• _STATED EXERCISE_
State the number of lines that hold the string "this", with nothing added.

• _TASK INPUT_
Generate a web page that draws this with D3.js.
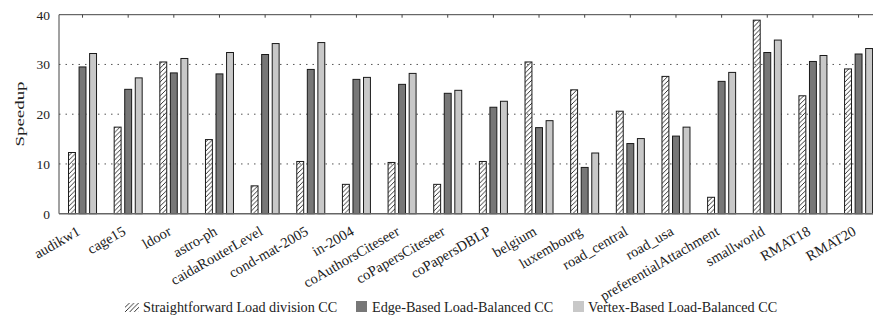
<!DOCTYPE html>
<html>
<head>
<meta charset="utf-8">
<script src="https://cdn.jsdelivr.net/npm/d3@7"></script>
<style>
  html, body { margin: 0; padding: 0; background: #fff; }
  svg { display: block; }
  svg text { font-family: "Liberation Serif", "Times New Roman", serif; fill: #222; }
</style>
</head>
<body>
<script>
// Speedup of three connected-components strategies over a set of graphs
const categories = [
  "audikw1", "cage15", "ldoor", "astro-ph", "caidaRouterLevel", "cond-mat-2005",
  "in-2004", "coAuthorsCiteseer", "coPapersCiteseer", "coPapersDBLP", "belgium",
  "luxembourg", "road_central", "road_usa", "preferentialAttachment", "smallworld",
  "RMAT18", "RMAT20"
];
const straightforward = [12.3, 17.4, 30.5, 14.9, 5.6, 10.5, 5.9, 10.3, 5.9, 10.5, 30.5, 24.9, 20.6, 27.6, 3.3, 38.9, 23.7, 29.1];
const edgeBased       = [29.5, 25.0, 28.3, 28.1, 32.0, 29.0, 27.0, 26.0, 24.2, 21.4, 17.3, 9.3, 14.1, 15.6, 26.6, 32.4, 30.6, 32.1];
const vertexBased     = [32.2, 27.3, 31.2, 32.4, 34.2, 34.4, 27.4, 28.2, 24.8, 22.6, 18.7, 12.2, 15.1, 17.4, 28.4, 34.9, 31.8, 33.2];
const seriesNames = [
  "Straightforward Load division CC",
  "Edge-Based Load-Balanced CC",
  "Vertex-Based Load-Balanced CC"
];
const yTicks = [0, 10, 20, 30, 40];

const W = 873, H = 322;
const plot = { left: 59, top: 14.7, bottom: 213.7, right: 881.4 };
const FONT = '"Liberation Serif", "Times New Roman", serif';

const svg = d3.select("body").append("svg").attr("width", W).attr("height", H);

// diagonal hatch for the first series
const defs = svg.append("defs");
const hatch = defs.append("pattern")
  .attr("id", "hatch").attr("patternUnits", "userSpaceOnUse")
  .attr("width", 4.6).attr("height", 4.6);
hatch.append("path")
  .attr("d", "M-1.15,1.15 L1.15,-1.15 M0,4.6 L4.6,0 M3.45,5.75 L5.75,3.45")
  .attr("stroke", "#111").attr("stroke-width", 0.85).attr("fill", "none");

const series = [
  { name: seriesNames[0], values: straightforward, fill: "url(#hatch)" },
  { name: seriesNames[1], values: edgeBased, fill: "#777777" },
  { name: seriesNames[2], values: vertexBased, fill: "#c8c8c8" }
];

const x = d3.scaleBand().domain(categories).range([plot.left + 0.7, plot.right]).padding(0);
const sub = d3.scaleBand().domain(d3.range(series.length)).range([0, 29]).paddingInner(0.25);
const y = d3.scaleLinear().domain([0, 40]).range([plot.bottom, plot.top]);

// dotted grid
svg.append("g")
  .selectAll("line").data(yTicks.filter(t => t > 0 && t < 40)).join("line")
  .attr("x1", plot.left).attr("x2", W)
  .attr("y1", d => y(d)).attr("y2", d => y(d))
  .attr("stroke", "#555").attr("stroke-width", 1).attr("stroke-dasharray", "1.5,5");

// bars
const groups = svg.append("g").selectAll("g").data(categories).join("g")
  .attr("transform", d => `translate(${x(d) + x.bandwidth() / 2 - 14.5},0)`);
series.forEach((s, si) => {
  groups.append("rect")
    .attr("x", sub(si) + 0.5)
    .attr("width", sub.bandwidth() - 1)
    .attr("y", (d, i) => y(s.values[i]))
    .attr("height", (d, i) => plot.bottom - y(s.values[i]))
    .attr("fill", s.fill)
    .attr("stroke", "#1a1a1a").attr("stroke-width", 1);
});

// frame: left, top, baseline
const frame = svg.append("g").attr("stroke", "#444").attr("fill", "none");
frame.append("line").attr("x1", plot.left).attr("x2", plot.left).attr("y1", plot.top).attr("y2", plot.bottom);
frame.append("line").attr("x1", plot.left).attr("x2", W).attr("y1", plot.top).attr("y2", plot.top);
frame.append("line").attr("x1", plot.left).attr("x2", W).attr("y1", plot.bottom).attr("y2", plot.bottom)
  .attr("stroke", "#666").attr("stroke-width", 1.5);

// top ticks at group centres
const topAxis = d3.axisTop(x).tickSize(-3).tickFormat("");
svg.append("g").attr("transform", `translate(0,${plot.top})`).call(topAxis)
  .call(g => g.select(".domain").remove())
  .call(g => g.selectAll("line").attr("stroke", "#444"));

// y axis labels
const yAxis = d3.axisLeft(y).tickValues(yTicks).tickSize(0).tickPadding(9);
svg.append("g").attr("transform", `translate(${plot.left},0)`).call(yAxis)
  .attr("font-family", FONT)
  .call(g => g.select(".domain").remove())
  .call(g => g.selectAll("text")
    .style("font-family", FONT)
    .attr("font-size", 13.5).attr("fill", "#333"));

// rotated category labels
svg.append("g").selectAll("text").data(categories).join("text")
  .attr("transform", d => `translate(${x(d) + x.bandwidth() / 2 - 1.5},234) rotate(-30)`)
  .attr("text-anchor", "end")
  .style("font-family", FONT)
  .attr("font-size", 14.5)
  .text(d => d);

// y title
svg.append("text")
  .attr("transform", `translate(24,114) rotate(-90) scale(1.4,1)`)
  .attr("text-anchor", "middle")
  .style("font-family", FONT)
  .attr("font-size", 13.5)
  .text("Speedup");

// legend
const legendItems = [
  { x: 125, tx: 143, w: 14, h: 9, fill: "url(#hatch)" },
  { x: 356, tx: 372, w: 11, h: 11, fill: "#777777" },
  { x: 573, tx: 588, w: 11, h: 11, fill: "#c8c8c8" }
];
const legend = svg.append("g");
legendItems.forEach((it, i) => {
  legend.append("rect")
    .attr("x", it.x).attr("y", 312 - it.h)
    .attr("width", it.w).attr("height", it.h)
    .attr("fill", it.fill);
  legend.append("text")
    .attr("x", it.tx).attr("y", 312)
    .style("font-family", FONT)
    .attr("font-size", 14.2)
    .text(seriesNames[i]);
});
</script>
</body>
</html>
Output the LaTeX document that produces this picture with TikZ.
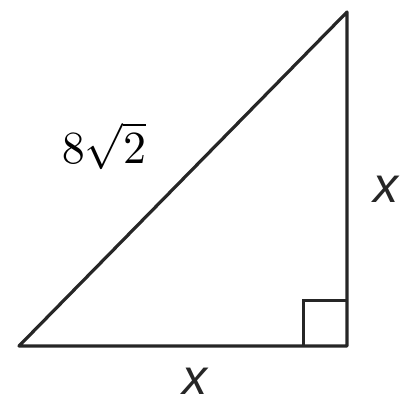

• _WRITTEN RESPONSE_
2